Pas de glyphosate dans 43% des fermes Dephy
"57% des systèmes de culture Dephy utilisaient du glyphosate au moins ponctuellement dans la rotation au moment de leur entrée dans le réseau. Donc 43% des agriculteurs Dephy en conventionnel n'en utilisaient jamais", précise le rapport. Ce qui répond déjà à la question de la faisabilité d'une agriculture sans glyphosate.
Mais comment ? Les experts de l'Inra ont synthétisé les grands axes des pratiques sans glyphosate. Sans surprise, il s'agit du désherbage mécanique, du labour (enfouissement de la végétation), de la culture sous mulch vivant, et plus globalement d'une "somme de stratégies d'évitement partiel", sans oublier l'utilisation d'autres herbicides. Ce qui nécessite, pour les agriculteurs conventionnels, "des changements profonds". La robotisation, l'agriculture de précision, le développement de couverts végétaux et d'outils de désherbage mécaniques en font partie.
Les freins ne sont pas techniques, mais portent plutôt sur "l'impact économique et le temps de travail". Faute de temps suffisant pour travailler avec des économistes sur ce sujet, l'Inra ne peut pas chiffrer le surcoût lié à l'arrêt de l'utilisation du glyphosate.
Un panachage de mesures
"La recherche et la recherche appliquée ont depuis plus de 20 ans réalisé des travaux pour minimiser les usages, voire se passer du recours aux produits phytopharmaceutiques", note le rapport. Et tous convergent vers "l'importance des mesures prophylactiques limitant la pression des adventices", souligne l'Inra. De fait, les principaux blocages pour se passer de cette molécule-phare de l'agrochimie sont structurels : des exploitations de grande taille, avec peu de personnel, la spécialisation des territoires qui "sélectionne une flore adventice difficile", et la demande de produits standardisés.

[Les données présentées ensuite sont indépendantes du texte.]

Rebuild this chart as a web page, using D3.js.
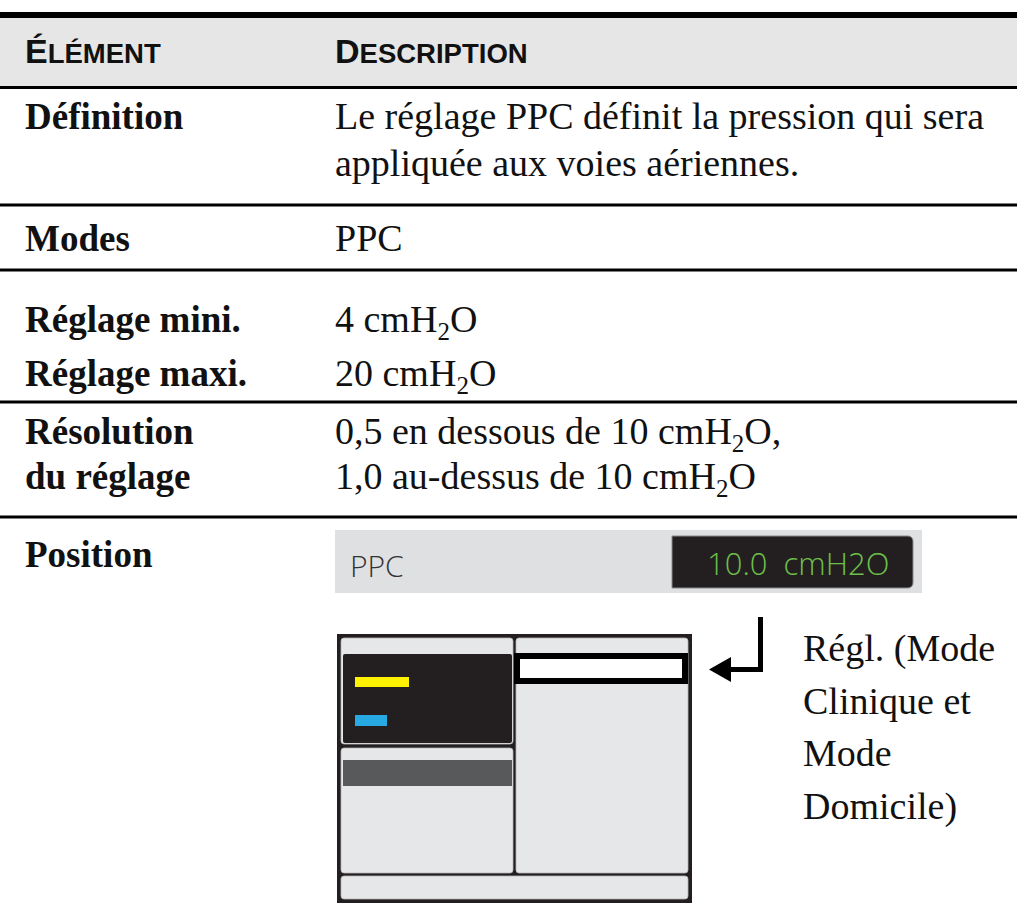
<!DOCTYPE html>
<html>
<head>
<meta charset="utf-8">
<script src="https://cdn.jsdelivr.net/npm/d3@7"></script>
<style>
  html, body { margin: 0; padding: 0; background: #fff; }
  svg { display: block; }
</style>
</head>
<body>
<script>
// ---------- data ----------
const headerLabels = ["ÉLÉMENT", "DESCRIPTION"];
const rowLabels = [
  ["Définition"],
  ["Modes"],
  ["Réglage mini."],
  ["Réglage maxi."],
  ["Résolution", "du réglage"],
  ["Position"]
];
// "_2" marks a subscript 2
const rowDescriptions = [
  ["Le réglage PPC définit la pression qui sera", "appliquée aux voies aériennes."],
  ["PPC"],
  ["4 cmH_2O"],
  ["20 cmH_2O"],
  ["0,5 en dessous de 10 cmH_2O,", "1,0 au-dessus de 10 cmH_2O"],
  []
];
const rowSeparatorAfter = [true, true, false, true, true, false];
const settingName = "PPC";
const settingValue = "10.0\u00a0 cmH2O";
const locationNote = ["Régl. (Mode", "Clinique et", "Mode", "Domicile)"];

// ---------- layout (positions only) ----------
const W = 1017, H = 909;
const rowHeights = [116, 65, 66, 66, 115, 392];
const rowFirstBase = [40, 46, 62, 50, 42, 50];
const rowLineH = [47, 45, 45, 45, 45, 45];

const svg = d3.select("body").append("svg").attr("width", W).attr("height", H);

const serif = "'Liberation Serif', 'DejaVu Serif', serif";
const narrow = "'Liberation Sans Narrow', 'Liberation Sans', Arial, sans-serif";
const sans = "'Open Sans', 'Liberation Sans', sans-serif";

const colX = d3.scalePoint().domain([0, 1]).range([25, 335]);

// top thick rule + header band
svg.append("rect").attr("x", 0).attr("y", 12).attr("width", W).attr("height", 6).attr("fill", "#000");
svg.append("rect").attr("x", 0).attr("y", 18).attr("width", W).attr("height", 68).attr("fill", "#e6e6e6");
svg.append("rect").attr("x", 0).attr("y", 86).attr("width", W).attr("height", 3).attr("fill", "#000");

// header small caps
headerLabels.forEach((h, i) => {
  const t = svg.append("text").attr("x", colX(i)).attr("y", 63)
    .attr("font-family", narrow).attr("font-weight", "bold").attr("fill", "#111");
  t.append("tspan").attr("font-size", 34).text(h[0]);
  t.append("tspan").attr("font-size", 27.5).text(h.slice(1));
});

// rows
const rowY = d3.scaleOrdinal().domain(d3.range(rowHeights.length))
  .range(d3.range(rowHeights.length).map(i => 89 + d3.sum(rowHeights.slice(0, i))));

rowLabels.forEach((lab, i) => {
  const y0 = rowY(i);
  lab.forEach((s, k) => {
    svg.append("text").attr("x", colX(0)).attr("y", y0 + rowFirstBase[i] + k * rowLineH[i])
      .attr("font-family", serif).attr("font-weight", "bold").attr("font-size", 37)
      .attr("fill", "#111").text(s);
  });
  rowDescriptions[i].forEach((s, k) => {
    const t = svg.append("text").attr("x", colX(1)).attr("y", y0 + rowFirstBase[i] + k * rowLineH[i])
      .attr("font-family", serif).attr("font-size", 38).attr("fill", "#111");
    s.split("_2").forEach((p, j) => {
      if (j > 0) {
        t.append("tspan").attr("font-size", 25).attr("dy", 8).text("2");
        t.append("tspan").attr("dy", -8).text(p);
      } else {
        t.append("tspan").text(p);
      }
    });
  });
  if (rowSeparatorAfter[i]) {
    svg.append("rect").attr("x", 0).attr("y", y0 + rowHeights[i] - 1.5)
      .attr("width", W).attr("height", 3).attr("fill", "#000");
  }
});

// ---------- Position row: setting bar ----------
const posTop = rowY(5);
const bar = svg.append("g").attr("transform", `translate(335, ${posTop + 13})`);
bar.append("rect").attr("x", 0).attr("y", 0).attr("width", 587).attr("height", 63).attr("fill", "#dfe0e2");
bar.append("path")
  .attr("d", "M337,6 H573 a5,5 0 0 1 5,5 V53 a5,5 0 0 1 -5,5 H337 Z")
  .attr("fill", "#231f20").attr("stroke", "#8a8a8a").attr("stroke-width", 1);
bar.append("text").attr("x", 15).attr("y", 47).attr("font-family", sans).attr("font-weight", 300)
  .attr("font-size", 30).attr("fill", "#333").text(settingName);
bar.append("text").attr("x", 372).attr("y", 45).attr("font-family", sans).attr("font-weight", 300)
  .attr("font-size", 31).attr("fill", "#6cc04a").text(settingValue);

// ---------- device screen sketch ----------
const dev = svg.append("g").attr("transform", `translate(337, ${posTop + 117})`);
const panelFill = "#e6e7e8", panelStroke = "#b5b6b8";
dev.append("rect").attr("x", 0).attr("y", 0).attr("width", 355).attr("height", 269).attr("fill", "#231f20");
// top-left panel
dev.append("rect").attr("x", 4).attr("y", 4).attr("width", 172).attr("height", 106).attr("rx", 3)
  .attr("fill", panelFill).attr("stroke", panelStroke).attr("stroke-width", 0.8);
dev.append("rect").attr("x", 6).attr("y", 20).attr("width", 169).attr("height", 89).attr("rx", 2).attr("fill", "#231f20");
dev.append("rect").attr("x", 18).attr("y", 43).attr("width", 54).attr("height", 10).attr("fill", "#fff200");
dev.append("rect").attr("x", 18).attr("y", 81).attr("width", 32).attr("height", 11).attr("fill", "#27aae1");
// bottom-left panel
dev.append("rect").attr("x", 4).attr("y", 114).attr("width", 172).attr("height", 125).attr("rx", 3)
  .attr("fill", panelFill).attr("stroke", panelStroke).attr("stroke-width", 0.8);
dev.append("rect").attr("x", 6).attr("y", 126).attr("width", 169).attr("height", 26).attr("fill", "#58595b");
// right panel
dev.append("rect").attr("x", 179).attr("y", 4).attr("width", 172).attr("height", 235).attr("rx", 3)
  .attr("fill", panelFill).attr("stroke", panelStroke).attr("stroke-width", 0.8);
dev.append("rect").attr("x", 177).attr("y", 19).attr("width", 174).attr("height", 31).attr("fill", "#000");
dev.append("rect").attr("x", 183).attr("y", 25).attr("width", 162).attr("height", 19).attr("fill", "#fff");
// bottom bar
dev.append("rect").attr("x", 4).attr("y", 242).attr("width", 347).attr("height", 23).attr("rx", 3)
  .attr("fill", panelFill).attr("stroke", panelStroke).attr("stroke-width", 0.8);

// arrow
const arr = svg.append("g").attr("transform", `translate(0, ${posTop})`);
arr.append("rect").attr("x", 758).attr("y", 100).attr("width", 5).attr("height", 55).attr("fill", "#000");
arr.append("rect").attr("x", 726).attr("y", 150).attr("width", 37).attr("height", 5).attr("fill", "#000");
arr.append("path").attr("d", "M709,152.5 L731,140 L731,165 Z").attr("fill", "#000");

// location note
locationNote.forEach((s, k) => {
  svg.append("text").attr("x", 803).attr("y", posTop + 144 + k * 52.5)
    .attr("font-family", serif).attr("font-size", 38).attr("fill", "#111").text(s);
});
</script>
</body>
</html>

Pour accompagner la sortie du glyphosate, les experts de l'Inra proposent un panachage d'aides à l'investissement, la mobilisation des mesures agro-environnementales et climatiques (Maec), la mobilisation de dynamiques collectives, le conseil et la formation, l'utilisation de la réglementation (et notamment les certificats d'économies de produits phytosanitaires, les CEPP) et la reconnaissance via la création d'un label pour les filières sans glyphosate.
Reste à l'Etat à prendre en compte ces résultats. Prochaine étape : la présentation d'une "feuille de route ambitieuse" lors de la clôture des Etats généraux de l'alimentation, prévue début 2018.